With cute, smiling faces, characters made out of debris from buildings destroyed in the Great East Japan Earthquake in March 2011, given such names as "Lady Heavy Makeup" and "Uncle Demon," help bring smiles to the faces of children in Ishinomaki, Miyagi Prefecture, and people who see them.
Their creators are sculptor Tomo Inukai and students in Ishinomaki, a city severely hit in the disaster.
After the quake and tsunami destroyed the city, Inukai launched the Watanoha-Smile project using the debris to make works of art with the students, who took shelter at the Watanoha Primary School in the city.
He recently published a book about the project, titled "Watanoha Sumairu Egao ni Natta Garekitachi" (Watanoha-Smile: Recovery Art Objects Made by the Children of Ishinomaki), from Seigensha Art Publishing, Inc. The approximately 200 characters and the stories about them featured in the book must surely leave any who read it with a lasting impression.

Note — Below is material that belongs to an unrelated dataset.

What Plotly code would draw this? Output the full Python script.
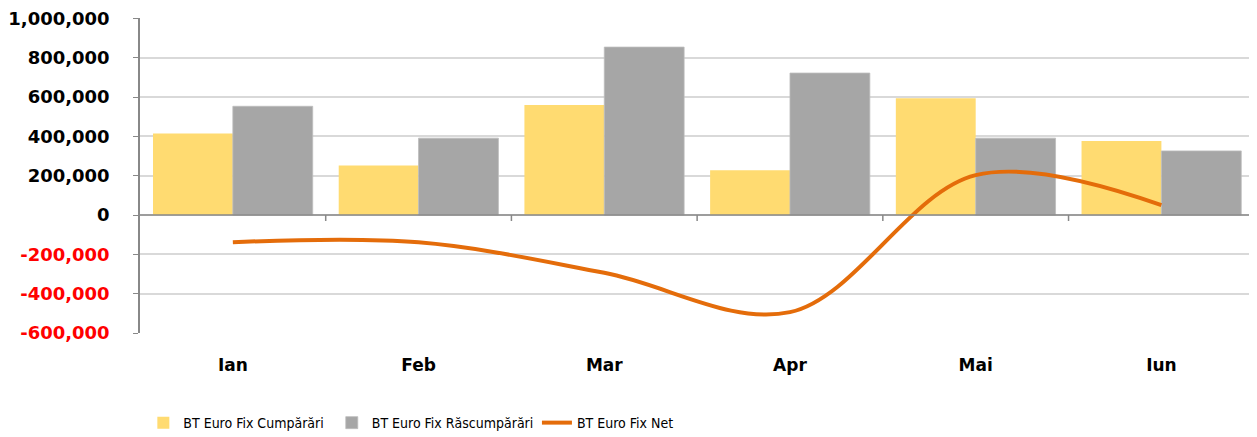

"The works are filled with students' memories of trying to get on their feet again after the disaster," Inukai said. "So these works are very precious. I wanted to record them."
Inukai, a resident of neighbouring Yamagata Prefecture, has held workshops for children across the nation on how to make works of art using discarded objects.
At the invitation of a volunteer organisation, he visited the primary school in Ishinomaki three weeks after the disaster.
Seeing disaster survivors who couldn't eat or sleep sufficiently and piles of the debris that filled the school playground, he initially felt discouraged because he thought he could not give a workshop there.
Meanwhile, the children themselves had made a hideout with the debris. They also played baseball by collecting balls and sticks that could be used as bats from the debris. Inukai felt encouraged by the children and so began the project.
The children there yearned to play as they once had with their toys, now washed away in the tsunami.
When Inukai told them how to bond items together with adhesive, they were happy to use it to build things all day. Compared to workshops he had given in other places, children there made more works of higher quality, he said.
"They lost various things [in the disaster], so I thought their imagination and creativity had increased," Inukai said. "I felt I learned from them what it means to live."
With his help, the children managed to turn the debris, full of negative memories, into positive, brilliant characters-works that strikingly impress any who see them.
He has heard from many readers of the book that they were moved by the book, and an exhibition of these works has been held at about 30 locations nationwide.
Inukai still visits the Watanoha district once or twice a month as he "wants to see how the children have grown." He wants to be with the "Watanoha kids" for another 10 or 20 years.